(What you should do)
Transcribe every line from the top down to the line with "dist_rotulo = [0.84, 0.86, 1.1, 0.85, 0.86, 0.84]", both ends included, but not the pictures.

(Material provided)
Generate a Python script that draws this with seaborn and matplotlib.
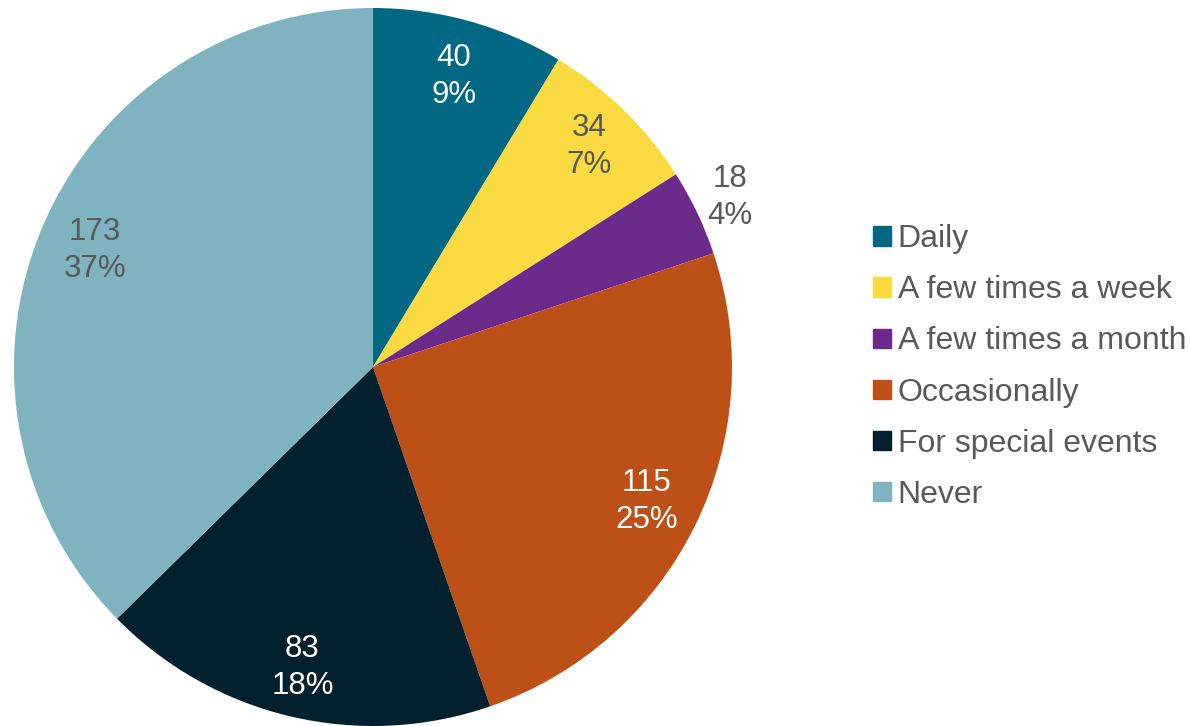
import numpy as np
import matplotlib
matplotlib.use("Agg")
import matplotlib.pyplot as plt
import matplotlib.patches as mpatches
import seaborn as sns

# dados do grafico
categorias = ['Daily', 'A few times a week', 'A few times a month',
              'Occasionally', 'For special events', 'Never']
valores = [40, 34, 18, 115, 83, 173]
cores = ['#006882', '#F9DA40', '#6B2A8C', '#BD5017', '#03202E', '#7FB3C0']
cor_rotulo = ['white', '#595959', '#595959', 'white', 'white', '#595959']
dist_rotulo = [0.84, 0.86, 1.1, 0.85, 0.86, 0.84]

sns.set_theme(style="white")
plt.rcParams['font.family'] = ['Liberation Sans', 'DejaVu Sans']

fig = plt.figure(figsize=(11.9, 7.26), dpi=100)
R = 359
ax = fig.add_axes([(373 - R) / 1190, (359 - R) / 726, 2 * R / 1190, 2 * R / 726])

ax.pie(valores, colors=cores, startangle=90, counterclock=False,
       wedgeprops=dict(linewidth=0))
ax.set_xlim(-1, 1)
ax.set_ylim(-1, 1)
ax.set_aspect('equal')
ax.axis('off')

# rotulos com valor e porcentagem
total = sum(valores)
acum = np.cumsum([0] + valores)
for i, v in enumerate(valores):
    meio = 90 - (acum[i] + v / 2) / total * 360
    ang = np.deg2rad(meio)
    r = dist_rotulo[i]
    ax.text(r * np.cos(ang), r * np.sin(ang), f"{v}\n{round(v / total * 100)}%",
            ha='center', va='center', fontsize=22.5, color=cor_rotulo[i],
            linespacing=1.3)

# legenda
handles = [mpatches.Patch(color=c, label=l) for c, l in zip(cores, categorias)]
leg = fig.legend(handles=handles, loc='center left',
                 bbox_to_anchor=(857 / 1190, 359 / 726), frameon=False,
                 fontsize=23, labelspacing=0.66, handlelength=0.55,
                 handleheight=0.55, handletextpad=0.22, borderpad=0)
for t in leg.get_texts():
    t.set_color('#595959')

plt.savefig('out.png', dpi=100)
plt.close()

(Answer to the problem)
Generate a Python script that draws this with seaborn and matplotlib.
import numpy as np
import matplotlib
matplotlib.use("Agg")
import matplotlib.pyplot as plt
import matplotlib.patches as mpatches
import seaborn as sns

# dados do grafico
categorias = ['Daily', 'A few times a week', 'A few times a month',
              'Occasionally', 'For special events', 'Never']
valores = [40, 34, 18, 115, 83, 173]
cores = ['#006882', '#F9DA40', '#6B2A8C', '#BD5017', '#03202E', '#7FB3C0']
cor_rotulo = ['white', '#595959', '#595959', 'white', 'white', '#595959']
dist_rotulo = [0.84, 0.86, 1.1, 0.85, 0.86, 0.84]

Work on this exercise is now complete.